» **GIVEN EXERCISE**
In your copy, include every line of the listing below exactly but none of the pictures.

» **INFORMATION SUPPLIED**
+ + +
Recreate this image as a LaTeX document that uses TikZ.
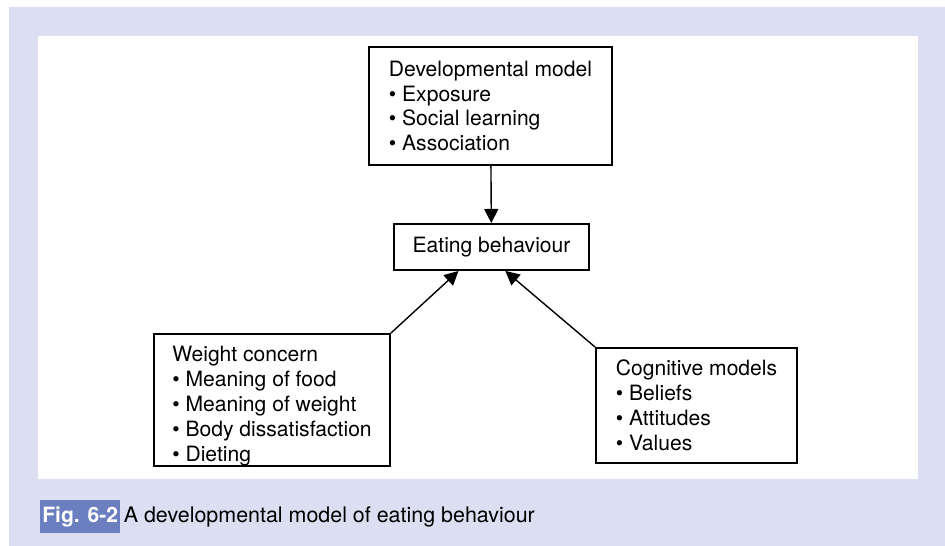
\documentclass[tikz,border=0pt]{standalone}
\usepackage{fontspec}
\setmainfont{TeX Gyre Heros}
\usetikzlibrary{arrows.meta}
\usetikzlibrary{positioning}

\definecolor{panel}{RGB}{220,223,241}
\definecolor{figblue}{RGB}{107,127,192}

\begin{document}
\begin{tikzpicture}
        [x=0.02cm, y=0.02cm,
         every node/.style={font=\fontsize{12}{14.2}\selectfont},
         box/.style={draw, line width=1.1pt, align=left, fill=white},
         arr/.style={line width=0.8pt, -{Triangle[length=8pt,width=8pt]}}]
        \useasboundingbox (0,0) rectangle (945,546);
        \fill [panel] (9,0) rectangle (945,539);
        \fill [white] (38,67) rectangle (918,510);
        \node [box, minimum width=4.86cm, minimum height=2.36cm] (dev) at (490.5,440)
            {Developmental model\\\textbullet{} Exposure\\\textbullet{} Social learning\\\textbullet{} Association};
        \node [box, align=center, minimum width=3.9cm, minimum height=0.92cm] (eat) at (491.5,299) {Eating behaviour};
        \node [box, minimum width=4.72cm, minimum height=2.64cm, inner ysep=0pt] (weight) at (272,146)
            {\rule{0pt}{15.3pt}Weight concern\\\textbullet{} Meaning of food\\\textbullet{} Meaning of weight\\\textbullet{} Body dissatisfaction\\\textbullet{} Dieting};
        \node [box, minimum width=4.02cm, minimum height=2.3cm] (cog) at (696.5,140.5)
            {Cognitive models\\\textbullet{} Beliefs\\\textbullet{} Attitudes\\\textbullet{} Values};
        \draw [arr] (dev) -- (eat);
        \draw [arr] (weight.north east) -- (eat.216);
        \draw [arr] (cog.north west) -- (eat.300);
        \node [anchor=west, fill=figblue, text=white, inner xsep=0.04cm, minimum height=0.54cm] (fig) at (40,29.5) {\bfseries Fig. 6-2};
        \node [anchor=base west, inner xsep=1.7pt, font=\fontsize{12.2}{14.2}\selectfont] (cap) at (fig.base east) {A developmental model of eating behaviour};
    \end{tikzpicture}
\end{document}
+ + +
» **EXERCISE ANSWER**
Recreate this image as a LaTeX document that uses TikZ.
\documentclass[tikz,border=0pt]{standalone}
\usepackage{fontspec}
\setmainfont{TeX Gyre Heros}
\usetikzlibrary{arrows.meta}
\usetikzlibrary{positioning}

\definecolor{panel}{RGB}{220,223,241}
\definecolor{figblue}{RGB}{107,127,192}

\begin{document}
\begin{tikzpicture}
        [x=0.02cm, y=0.02cm,
         every node/.style={font=\fontsize{12}{14.2}\selectfont},
         box/.style={draw, line width=1.1pt, align=left, fill=white},
         arr/.style={line width=0.8pt, -{Triangle[length=8pt,width=8pt]}}]
        \useasboundingbox (0,0) rectangle (945,546);
        \fill [panel] (9,0) rectangle (945,539);
        \fill [white] (38,67) rectangle (918,510);
        \node [box, minimum width=4.86cm, minimum height=2.36cm] (dev) at (490.5,440)
            {Developmental model\\\textbullet{} Exposure\\\textbullet{} Social learning\\\textbullet{} Association};
        \node [box, align=center, minimum width=3.9cm, minimum height=0.92cm] (eat) at (491.5,299) {Eating behaviour};
        \node [box, minimum width=4.72cm, minimum height=2.64cm, inner ysep=0pt] (weight) at (272,146)
            {\rule{0pt}{15.3pt}Weight concern\\\textbullet{} Meaning of food\\\textbullet{} Meaning of weight\\\textbullet{} Body dissatisfaction\\\textbullet{} Dieting};
        \node [box, minimum width=4.02cm, minimum height=2.3cm] (cog) at (696.5,140.5)
            {Cognitive models\\\textbullet{} Beliefs\\\textbullet{} Attitudes\\\textbullet{} Values};
        \draw [arr] (dev) -- (eat);
        \draw [arr] (weight.north east) -- (eat.216);
        \draw [arr] (cog.north west) -- (eat.300);
        \node [anchor=west, fill=figblue, text=white, inner xsep=0.04cm, minimum height=0.54cm] (fig) at (40,29.5) {\bfseries Fig. 6-2};
        \node [anchor=base west, inner xsep=1.7pt, font=\fontsize{12.2}{14.2}\selectfont] (cap) at (fig.base east) {A developmental model of eating behaviour};
    \end{tikzpicture}
\end{document}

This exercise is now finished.